Symptoms vary depending on the location of the new infection and can include skin ulcers and lesions, painful lesions on the skull, spine, or other bones, and painful swelling in the knees, ankles, and other joints. In rare cases Valley fever can result in meningitis, a life-threatening infection of the membranes and fluid surrounding the spinal cord and brain.
There are two types of fungi that cause Valley fever, the Coccidioides immitis or Coccidioides posadasii. Both thrive in areas that experience mild winters and arid summers, particularly the southwest United States, northern Mexico, and parts of Central and South America. A CDC report states that of the reported cases in the United States, over 65 percent occur in Arizona, 30 percent in California, and the remaining cases are predominately in Nevada, Utah, and Mexico.
Infection usually occurs when there is a disruption to the soil and the fungi’s spores are stirred up into the air. Farmers, construction workers, archeologists, and paleontologists working in these geographical areas are at higher risk. Riding all-terrain vehicles (ATVs) or bicycles in the desert may increase risk of infection, and there is often a spike in infections when there is an earthquake or other weather event that kicks up a lot of dust.
The spores are microscopic and can be carried hundreds of miles by the wind, so it is possible to contract the infection without engaging in any activities that are considered risk factors.
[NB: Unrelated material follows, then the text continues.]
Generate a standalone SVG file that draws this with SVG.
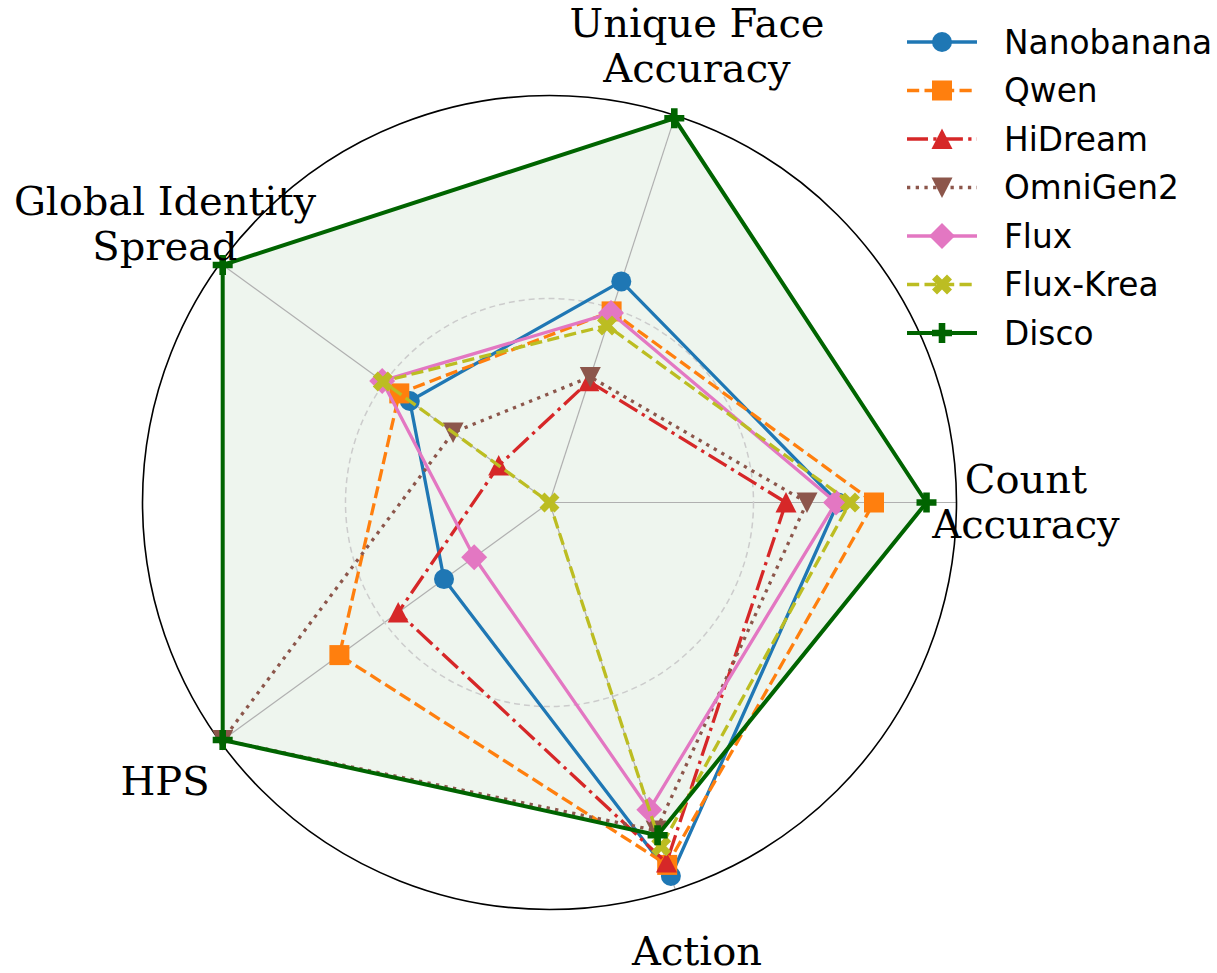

The number of reported cases have increased over the years, most likely due to increased travel to locations where the fungus is prevalent, changes in temperature and rainfall that affect spore production and circulation, and increased awareness amongst the medical community.
Diagnosis & Tests
When patients seek medical attention, symptoms are often vague and overlap with symptoms that occur in other illnesses. This makes the infection difficult to diagnose without testing. A chest X-ray does not distinguish the infection from those caused by other lung diseases, and nodules caused by Valley fever are often mistaken for cancer. To reach a positive diagnosis, sputum may be tested for the presence of coccidioides organisms, or blood may be drawn to test for antibodies against the fungus that causes Valley fever.
Treatment & Therapy
When symptoms occur in otherwise healthy adults, the most common treatment is bed rest and fluids. Patients who live in or have visited areas where Valley fever are common and think they could have been exposed should mention this to their physicians. If infection is suspected, close monitoring is recommended. The severity of symptoms and length of time needed to fully recover depends on the general overall health of the patient and the number of spores that have been inhaled.
Symptoms may last a few weeks to several months while fatigue and joint aches may persist well beyond that. For severe cases that are not resolving on their own, doctors may prescribe antifungal medications such as fluctonazole or itraconazole. Two new medications, voriconazole and posaconazole, have also been effective in treating the condition. In extreme cases, the infection may be treated with intravenous antifungal medication such as amphotericin B.
Prevention & Prophylaxis
Tightly closing windows and doors, staying indoors during dust storms, and wetting the soil prior to digging can all help to avoid the inhalation of infectious spores. Those at increased risk of infection might also consider wearing a dust mask during the summer months when the chance of infection is at its highest.
As the medical community becomes more aware of the possibility of valley fever infection, the chance of misdiagnosis decreases. Individuals who have a reason to suspect infection can also help to ensure proper treatment by informing physicians of their risk factors.